--- YOUR OBJECTIVE ---
Write the material out again in full, word for word. Do not include the pictures.

--- DATA ---
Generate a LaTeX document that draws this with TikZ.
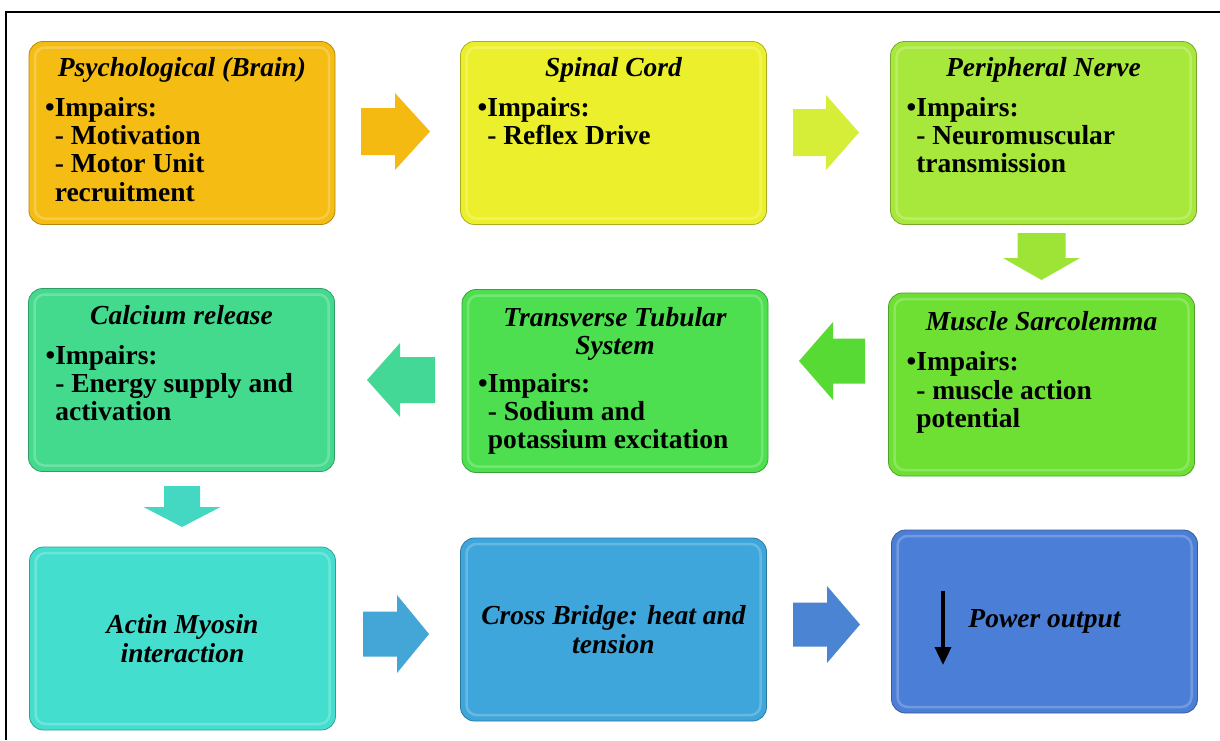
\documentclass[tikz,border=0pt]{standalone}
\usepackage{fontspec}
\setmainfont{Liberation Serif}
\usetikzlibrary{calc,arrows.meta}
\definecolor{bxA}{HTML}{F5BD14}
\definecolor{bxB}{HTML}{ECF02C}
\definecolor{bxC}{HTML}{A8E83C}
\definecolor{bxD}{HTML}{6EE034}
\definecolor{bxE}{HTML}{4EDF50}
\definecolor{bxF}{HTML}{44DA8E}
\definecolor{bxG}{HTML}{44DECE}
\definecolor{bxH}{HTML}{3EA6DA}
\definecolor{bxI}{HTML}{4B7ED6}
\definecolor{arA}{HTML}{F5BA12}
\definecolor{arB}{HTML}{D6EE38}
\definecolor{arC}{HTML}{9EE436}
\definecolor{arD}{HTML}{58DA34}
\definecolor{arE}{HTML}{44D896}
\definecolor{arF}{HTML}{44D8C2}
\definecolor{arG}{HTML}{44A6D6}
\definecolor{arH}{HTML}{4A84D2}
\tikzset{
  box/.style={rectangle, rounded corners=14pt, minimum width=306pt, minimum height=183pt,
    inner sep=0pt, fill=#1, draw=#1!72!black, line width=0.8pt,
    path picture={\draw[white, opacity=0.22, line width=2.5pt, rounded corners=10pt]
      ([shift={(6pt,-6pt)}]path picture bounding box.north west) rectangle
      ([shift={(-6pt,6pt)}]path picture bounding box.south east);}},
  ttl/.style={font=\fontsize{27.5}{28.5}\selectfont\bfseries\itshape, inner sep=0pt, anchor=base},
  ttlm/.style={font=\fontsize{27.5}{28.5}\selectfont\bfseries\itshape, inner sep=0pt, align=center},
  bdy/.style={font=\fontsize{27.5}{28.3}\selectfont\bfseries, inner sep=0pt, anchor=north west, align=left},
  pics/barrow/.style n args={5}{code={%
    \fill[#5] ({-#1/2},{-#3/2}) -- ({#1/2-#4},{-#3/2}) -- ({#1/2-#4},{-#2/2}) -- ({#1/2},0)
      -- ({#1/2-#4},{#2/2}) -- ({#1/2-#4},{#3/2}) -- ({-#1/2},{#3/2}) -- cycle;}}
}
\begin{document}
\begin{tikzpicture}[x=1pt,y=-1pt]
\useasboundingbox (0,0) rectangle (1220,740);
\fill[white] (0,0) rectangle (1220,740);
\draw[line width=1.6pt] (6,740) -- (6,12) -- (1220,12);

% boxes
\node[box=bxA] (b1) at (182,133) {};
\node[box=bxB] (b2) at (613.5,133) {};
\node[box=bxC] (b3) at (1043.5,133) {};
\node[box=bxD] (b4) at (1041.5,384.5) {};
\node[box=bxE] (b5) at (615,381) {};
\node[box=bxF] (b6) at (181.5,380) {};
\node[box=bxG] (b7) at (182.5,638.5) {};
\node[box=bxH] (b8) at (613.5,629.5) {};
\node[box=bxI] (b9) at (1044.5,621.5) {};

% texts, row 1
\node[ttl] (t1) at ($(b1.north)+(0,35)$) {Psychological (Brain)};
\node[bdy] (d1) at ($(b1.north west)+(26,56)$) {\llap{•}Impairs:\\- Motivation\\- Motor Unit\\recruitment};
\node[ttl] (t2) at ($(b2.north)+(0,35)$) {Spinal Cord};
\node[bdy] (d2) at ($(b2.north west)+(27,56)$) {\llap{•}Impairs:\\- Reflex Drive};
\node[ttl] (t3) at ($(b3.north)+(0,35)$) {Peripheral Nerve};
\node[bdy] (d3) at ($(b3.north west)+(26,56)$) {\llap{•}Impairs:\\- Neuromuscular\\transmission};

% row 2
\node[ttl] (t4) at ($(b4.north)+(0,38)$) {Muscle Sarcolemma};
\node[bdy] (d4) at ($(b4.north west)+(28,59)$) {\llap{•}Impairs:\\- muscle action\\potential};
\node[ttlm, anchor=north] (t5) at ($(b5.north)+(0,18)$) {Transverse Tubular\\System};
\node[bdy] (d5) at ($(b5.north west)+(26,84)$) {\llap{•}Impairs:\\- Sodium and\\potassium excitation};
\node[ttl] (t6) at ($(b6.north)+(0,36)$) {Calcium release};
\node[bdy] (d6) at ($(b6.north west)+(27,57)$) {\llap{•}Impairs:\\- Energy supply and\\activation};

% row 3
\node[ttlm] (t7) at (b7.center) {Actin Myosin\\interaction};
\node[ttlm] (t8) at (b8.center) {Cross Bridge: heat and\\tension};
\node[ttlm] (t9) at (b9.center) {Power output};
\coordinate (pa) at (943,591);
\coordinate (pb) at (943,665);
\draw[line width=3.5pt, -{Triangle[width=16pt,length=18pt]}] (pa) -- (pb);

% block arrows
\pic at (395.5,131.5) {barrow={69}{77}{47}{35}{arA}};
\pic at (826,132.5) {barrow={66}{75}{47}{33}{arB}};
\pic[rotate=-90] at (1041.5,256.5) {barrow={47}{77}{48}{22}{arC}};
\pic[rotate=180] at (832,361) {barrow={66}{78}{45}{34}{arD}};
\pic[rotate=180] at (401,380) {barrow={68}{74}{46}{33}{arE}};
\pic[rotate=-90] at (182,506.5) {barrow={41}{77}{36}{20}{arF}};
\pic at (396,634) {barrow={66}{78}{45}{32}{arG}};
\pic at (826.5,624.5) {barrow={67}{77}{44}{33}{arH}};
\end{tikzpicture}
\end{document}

--- FINAL RESULT ---
Generate a LaTeX document that draws this with TikZ.
\documentclass[tikz,border=0pt]{standalone}
\usepackage{fontspec}
\setmainfont{Liberation Serif}
\usetikzlibrary{calc,arrows.meta}
\definecolor{bxA}{HTML}{F5BD14}
\definecolor{bxB}{HTML}{ECF02C}
\definecolor{bxC}{HTML}{A8E83C}
\definecolor{bxD}{HTML}{6EE034}
\definecolor{bxE}{HTML}{4EDF50}
\definecolor{bxF}{HTML}{44DA8E}
\definecolor{bxG}{HTML}{44DECE}
\definecolor{bxH}{HTML}{3EA6DA}
\definecolor{bxI}{HTML}{4B7ED6}
\definecolor{arA}{HTML}{F5BA12}
\definecolor{arB}{HTML}{D6EE38}
\definecolor{arC}{HTML}{9EE436}
\definecolor{arD}{HTML}{58DA34}
\definecolor{arE}{HTML}{44D896}
\definecolor{arF}{HTML}{44D8C2}
\definecolor{arG}{HTML}{44A6D6}
\definecolor{arH}{HTML}{4A84D2}
\tikzset{
  box/.style={rectangle, rounded corners=14pt, minimum width=306pt, minimum height=183pt,
    inner sep=0pt, fill=#1, draw=#1!72!black, line width=0.8pt,
    path picture={\draw[white, opacity=0.22, line width=2.5pt, rounded corners=10pt]
      ([shift={(6pt,-6pt)}]path picture bounding box.north west) rectangle
      ([shift={(-6pt,6pt)}]path picture bounding box.south east);}},
  ttl/.style={font=\fontsize{27.5}{28.5}\selectfont\bfseries\itshape, inner sep=0pt, anchor=base},
  ttlm/.style={font=\fontsize{27.5}{28.5}\selectfont\bfseries\itshape, inner sep=0pt, align=center},
  bdy/.style={font=\fontsize{27.5}{28.3}\selectfont\bfseries, inner sep=0pt, anchor=north west, align=left},
  pics/barrow/.style n args={5}{code={%
    \fill[#5] ({-#1/2},{-#3/2}) -- ({#1/2-#4},{-#3/2}) -- ({#1/2-#4},{-#2/2}) -- ({#1/2},0)
      -- ({#1/2-#4},{#2/2}) -- ({#1/2-#4},{#3/2}) -- ({-#1/2},{#3/2}) -- cycle;}}
}
\begin{document}
\begin{tikzpicture}[x=1pt,y=-1pt]
\useasboundingbox (0,0) rectangle (1220,740);
\fill[white] (0,0) rectangle (1220,740);
\draw[line width=1.6pt] (6,740) -- (6,12) -- (1220,12);

% boxes
\node[box=bxA] (b1) at (182,133) {};
\node[box=bxB] (b2) at (613.5,133) {};
\node[box=bxC] (b3) at (1043.5,133) {};
\node[box=bxD] (b4) at (1041.5,384.5) {};
\node[box=bxE] (b5) at (615,381) {};
\node[box=bxF] (b6) at (181.5,380) {};
\node[box=bxG] (b7) at (182.5,638.5) {};
\node[box=bxH] (b8) at (613.5,629.5) {};
\node[box=bxI] (b9) at (1044.5,621.5) {};

% texts, row 1
\node[ttl] (t1) at ($(b1.north)+(0,35)$) {Psychological (Brain)};
\node[bdy] (d1) at ($(b1.north west)+(26,56)$) {\llap{•}Impairs:\\- Motivation\\- Motor Unit\\recruitment};
\node[ttl] (t2) at ($(b2.north)+(0,35)$) {Spinal Cord};
\node[bdy] (d2) at ($(b2.north west)+(27,56)$) {\llap{•}Impairs:\\- Reflex Drive};
\node[ttl] (t3) at ($(b3.north)+(0,35)$) {Peripheral Nerve};
\node[bdy] (d3) at ($(b3.north west)+(26,56)$) {\llap{•}Impairs:\\- Neuromuscular\\transmission};

% row 2
\node[ttl] (t4) at ($(b4.north)+(0,38)$) {Muscle Sarcolemma};
\node[bdy] (d4) at ($(b4.north west)+(28,59)$) {\llap{•}Impairs:\\- muscle action\\potential};
\node[ttlm, anchor=north] (t5) at ($(b5.north)+(0,18)$) {Transverse Tubular\\System};
\node[bdy] (d5) at ($(b5.north west)+(26,84)$) {\llap{•}Impairs:\\- Sodium and\\potassium excitation};
\node[ttl] (t6) at ($(b6.north)+(0,36)$) {Calcium release};
\node[bdy] (d6) at ($(b6.north west)+(27,57)$) {\llap{•}Impairs:\\- Energy supply and\\activation};

% row 3
\node[ttlm] (t7) at (b7.center) {Actin Myosin\\interaction};
\node[ttlm] (t8) at (b8.center) {Cross Bridge: heat and\\tension};
\node[ttlm] (t9) at (b9.center) {Power output};
\coordinate (pa) at (943,591);
\coordinate (pb) at (943,665);
\draw[line width=3.5pt, -{Triangle[width=16pt,length=18pt]}] (pa) -- (pb);

% block arrows
\pic at (395.5,131.5) {barrow={69}{77}{47}{35}{arA}};
\pic at (826,132.5) {barrow={66}{75}{47}{33}{arB}};
\pic[rotate=-90] at (1041.5,256.5) {barrow={47}{77}{48}{22}{arC}};
\pic[rotate=180] at (832,361) {barrow={66}{78}{45}{34}{arD}};
\pic[rotate=180] at (401,380) {barrow={68}{74}{46}{33}{arE}};
\pic[rotate=-90] at (182,506.5) {barrow={41}{77}{36}{20}{arF}};
\pic at (396,634) {barrow={66}{78}{45}{32}{arG}};
\pic at (826.5,624.5) {barrow={67}{77}{44}{33}{arH}};
\end{tikzpicture}
\end{document}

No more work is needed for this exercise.